I did made few adjustment in my design. I followed your suggestion to work with the number of turn, cross sectional area, frequency and magnetic flux.

I increased my the cross sectional area of my core material. I replaced my core to CS400090 to workout with the cross sectional increase, in parallel it would also increase my core permeabillity. I used two of CS400090 core and I also adjusted its number of turns and the switching frequency.

With my simulation, I am able to meet the min. value of my design inductor and its saturation current.

Thumbs up to that..

If its run in discontinuous mode, the peak current will be very high, and the conduction loss in the mosfet needs to be watched.
A few years ago this was just not really possible with a single mosfet, but recent improvements in high voltage mosfet Rdson has made discontinuous mode much more practical.

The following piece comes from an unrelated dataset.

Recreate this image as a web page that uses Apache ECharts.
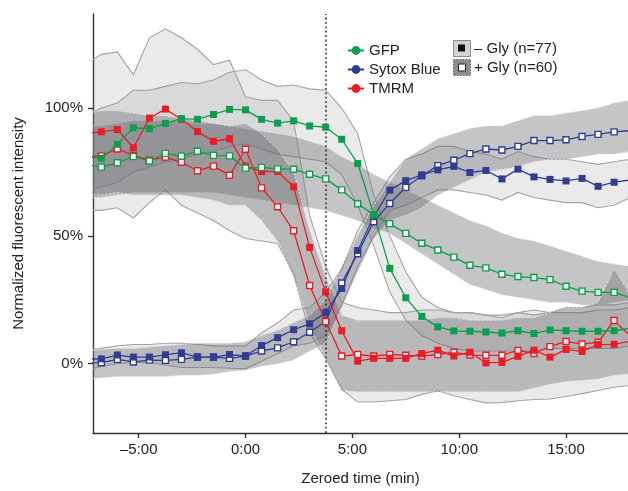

Continuous current mode will give you more power and a lower conduction loss, but you slam right into nasty instability problems with the control loop.
Either DCM or CCM mode is certainly possible, but discontinuous mode and keeping less than 50% duty cycle avoids ALL the control loop problems.
A very fast integral loop will work with lightning speed and complete stability.

I developed my circuit with crappy cheap mosfets until I was sure it was working reliably and well, then switched to something a bit better once it was all sorted out.
I have ordered some IPW65R019C7 mosfets for it which should arrive any day now.
650 volts 75 amps and 17 milliohms in a TO-247 package is not too bad.